Reisner (2015) anticipates and criticizes the above response on various grounds, though see Rowland (2019, ch. 7) for an extended reply. A different response, also offered by Rowland, suggests that FA theorists might state their theory counterfactually, claiming (roughly) that whenever something has value, that’s fully because valuing it would be called for were there any beings capable of valuing it around. On this formulation of FA theory, something has value if, in the nearest world where there are beings capable of valuing it, their valuing it is called for. Since a valuing response to the egrets’ pleasure is evidently called for in the nearest world where there are beings capable of valuing it, this formulation of the theory thus predicts that the birds’ pleasure has value. Thus, this formulation of FA theory seems at least to avoid Bykvist’s kind of counterexample. However, it doesn’t also obviously avoid Reisner’s. In Reisner’s case, unlike Bykvist’s, the nearest world where there are beings capable of valuing the valuable thing in question is the same world that contains the valuable thing. But recall: if beings in that world were to value the valuable thing, the thing wouldn’t be valuable. And according to Reisner, this means that it can’t be fitting or otherwise called for, for those beings to value the thing in question. Reisner here relies on a principle according to which it can be fitting for an agent S to value a thing x only if x would be fitting to value, conditional on S’s valuing it. If this principle is true, then the counterfactual proposal fails to address Reisner’s case; but see Rowland (ibid.) for arguments that it’s false.

Which of these responses to the WKV problem is preferable, and whether either is ultimately acceptable, remain open questions, and so constitute avenues for further research.
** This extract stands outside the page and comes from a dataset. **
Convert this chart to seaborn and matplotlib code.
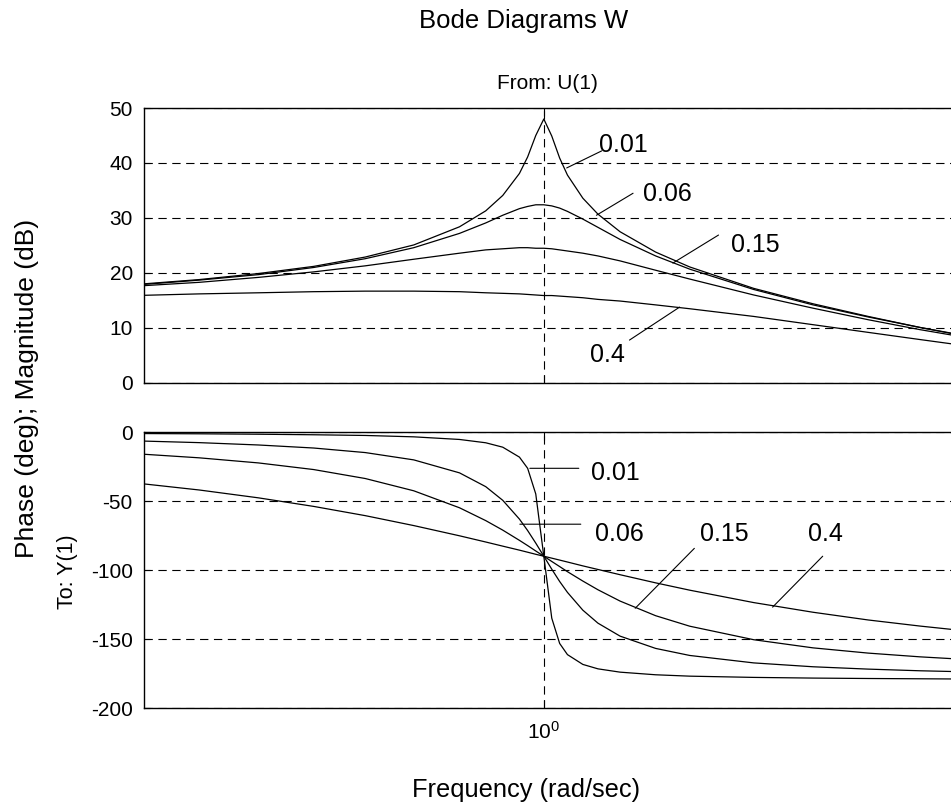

Two final points are worth emphasis. First, the force of the WKV problem, unlike that of the WKR problem, seems to depend not at all on which normative property of responses that FA theories appeal to in their explanations of evaluative facts. In particular, the problem seems to apply with equal force to FA theories that appeal to the fittingness of human responses and to those that appeal to reasons for those responses.[8] Hence, the WKV problem may apply more widely than the WKR problem. But, secondly, the WKV problem seems in another way narrower than the WKR problem. For while the WKR problem applies not only to FA theories of value simpliciter, but also to FA theories of specific evaluative properties, such as those of being shameful or disgusting, the WKV problem may not generalize in this way. For notice that the WKV problem illustrates and supports the worry, mentioned in section 1.1, that facts about value simpliciter can seem independent of (normative) facts about actual or possible human responses. But facts about what’s shameful or disgusting seemingly couldn’t be independent of (normative) facts about the human responses of shame or disgust (D’Arms and Jacobson 2006; Jacobson 2011; D’Arms 2022). Perhaps something could be valuable in a world without valuers, but could something be shameful in a world without shame? If not, then the WKV problem may be a problem for some, but not all, FA theories, depending on the evaluative properties the theories target. At best, then, the WKV problem wouldn’t be a reason to reject FA theory tout court, but only to be more selective about which FA theories we accept.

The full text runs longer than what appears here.